Phase identification and discovery of hidden crystal forms in a polycrystalline pharmaceutical sample using high-throughput 3D electron diffraction

3D electron diffraction (3D ED), also known as MicroED, has shown great potential in crystal structure determination in materials, small organic molecules, and macromolecules. In this work, a high-throughput 3D ED method has been implemented to identify six phases in an active pharmaceutical ingredient, griseofulvin (GSF). Batch data collection under low-dose conditions using the widely available commercial software EPU-D (Thermo Fisher Scientific) was combined with semi-automated data processing and clustering to collect and process over 100 datasets over three days.

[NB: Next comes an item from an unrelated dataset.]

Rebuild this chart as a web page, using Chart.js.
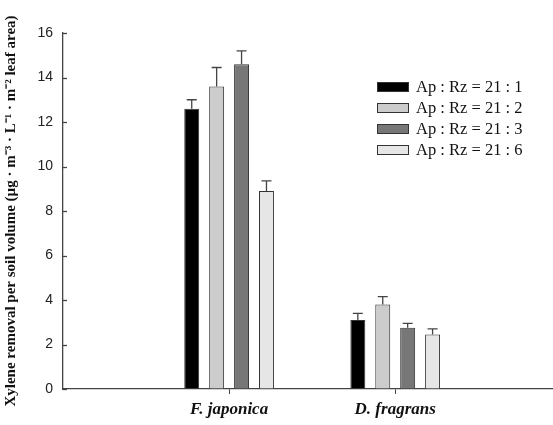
<!DOCTYPE html>
<html>
<head>
<meta charset="utf-8">
<script src="https://cdn.jsdelivr.net/npm/chart.js@4"></script>
<style>
  html, body { margin: 0; padding: 0; background: #fff; }
  #wrap { width: 553px; height: 425px; }
</style>
</head>
<body>
<div id="wrap"><canvas id="myChart"></canvas></div>
<script>
// categories and series
var categories = ['F. japonica', 'D. fragrans'];
var seriesLabels = ['Ap : Rz = 21 : 1', 'Ap : Rz = 21 : 2', 'Ap : Rz = 21 : 3', 'Ap : Rz = 21 : 6'];
var ratio1 = [12.6, 3.1];
var ratio2 = [13.6, 3.8];
var ratio3 = [14.6, 2.75];
var ratio6 = [8.9, 2.45];
var err1 = [0.4, 0.3];
var err2 = [0.85, 0.35];
var err3 = [0.6, 0.2];
var err6 = [0.45, 0.25];
var yTicks = [0, 2, 4, 6, 8, 10, 12, 14, 16];

var fills = ['#000000', '#cccccc', '#777777', '#e6e6e6'];
var values = [ratio1, ratio2, ratio3, ratio6];
var errors = [err1, err2, err3, err6];

function points(vals) {
    return vals.map(function (v, i) { return { x: i + 1, y: v }; });
}

// upward error bars, inside y ticks and the legend box
var extras = {
    id: 'extras',
    afterDatasetsDraw: function (chart) {
        var ctx = chart.ctx;
        var y = chart.scales.y;
        var area = chart.chartArea;
        ctx.save();
        ctx.strokeStyle = '#444';
        ctx.lineWidth = 1.3;
        chart.data.datasets.forEach(function (ds, d) {
            var meta = chart.getDatasetMeta(d);
            meta.data.forEach(function (bar, i) {
                var top = y.getPixelForValue(values[d][i]);
                var end = y.getPixelForValue(values[d][i] + errors[d][i]);
                ctx.beginPath();
                ctx.moveTo(bar.x, top);
                ctx.lineTo(bar.x, end);
                ctx.moveTo(bar.x - 5, end);
                ctx.lineTo(bar.x + 5, end);
                ctx.stroke();
            });
        });
        // y ticks pointing into the plot
        yTicks.forEach(function (t) {
            var py = Math.round(y.getPixelForValue(t)) + 0.5;
            ctx.beginPath();
            ctx.moveTo(area.left, py);
            ctx.lineTo(area.left + 4, py);
            ctx.stroke();
        });
        // legend
        ctx.font = '16.5px "Liberation Serif", "Times New Roman", serif';
        ctx.textBaseline = 'middle';
        seriesLabels.forEach(function (lab, k) {
            var cy = 87 + k * 21;
            ctx.fillStyle = fills[k];
            ctx.fillRect(377, cy - 5, 32, 10);
            ctx.lineWidth = 1;
            ctx.strokeStyle = '#333';
            ctx.strokeRect(377.5, cy - 4.5, 31, 9);
            ctx.fillStyle = '#111';
            ctx.fillText(lab, 416, cy + 1);
        });
        ctx.restore();
    }
};

var ctx = document.getElementById('myChart').getContext('2d');
var chart = new Chart(ctx, {
    type: 'bar',
    data: {
        datasets: seriesLabels.map(function (lab, k) {
            return {
                label: lab,
                data: points(values[k]),
                backgroundColor: fills[k],
                borderColor: '#333',
                borderWidth: 1,
                categoryPercentage: 0.6,
                barPercentage: 0.6
            };
        })
    },
    options: {
        responsive: true,
        maintainAspectRatio: false,
        animation: false,
        layout: { padding: { top: 33, right: 0, left: 0, bottom: 0 } },
        plugins: { legend: { display: false }, tooltip: { enabled: false } },
        scales: {
            x: {
                type: 'linear',
                offset: false,
                min: 0,
                max: 2.95,
                afterFit: function (s) { s.height = 36; },
                border: { color: '#444', width: 1.3 },
                grid: {
                    offset: false,
                    drawOnChartArea: false,
                    tickLength: 5,
                    color: function (c) { return (c.tick && (c.tick.value === 1 || c.tick.value === 2)) ? '#444' : 'rgba(0,0,0,0)'; }
                },
                ticks: {
                    stepSize: 1,
                    includeBounds: false,
                    autoSkip: false,
                    maxRotation: 0,
                    padding: 5,
                    color: '#111',
                    font: { family: '"Liberation Serif", "Times New Roman", serif', size: 17, weight: 'bold', style: 'italic' },
                    callback: function (v) { return categories[v - 1] || ''; }
                }
            },
            y: {
                min: 0,
                max: 16,
                afterFit: function (s) { s.width = 63; },
                border: { color: '#444', width: 1.3 },
                grid: { drawOnChartArea: false, drawTicks: false },
                ticks: {
                    stepSize: 2,
                    padding: 10,
                    color: '#222',
                    font: { family: '"Liberation Sans", Arial, sans-serif', size: 14 }
                },
                title: {
                    display: true,
                    text: 'Xylene removal per soil volume (\u00b5g \u00b7 m\u207b\u00b3 \u00b7 L\u207b\u00b9 \u00b7 m\u207b\u00b2 leaf area)',
                    color: '#111',
                    padding: { top: 2, bottom: 2 },
                    font: { family: '"Liberation Serif", "Times New Roman", serif', size: 15, weight: 'bold' }
                }
            }
        }
    },
    plugins: [extras]
});
</script>
</body>
</html>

Accurate unit cell parameters obtained from 3D ED data allowed identification of GSF Forms III, I, GSF-and PEG IC-I, as well as three additional phases undetected in powder X-ray diffraction data, namely GSF II, GSF-V and a new phase GSF-PEG IC-II. Their structures were directly determined by 3D ED. Through structure analysis, we discovered polymorphism within inclusion complexes built from the same clinical drug-polymer combination. These results demonstrate the ability of the high-throughput method to accurately reveal the phase information of complex, beam-sensitive crystallisation products, which is significant for drug design where crystal form screening is crucial for the overall efficacy of the drug product.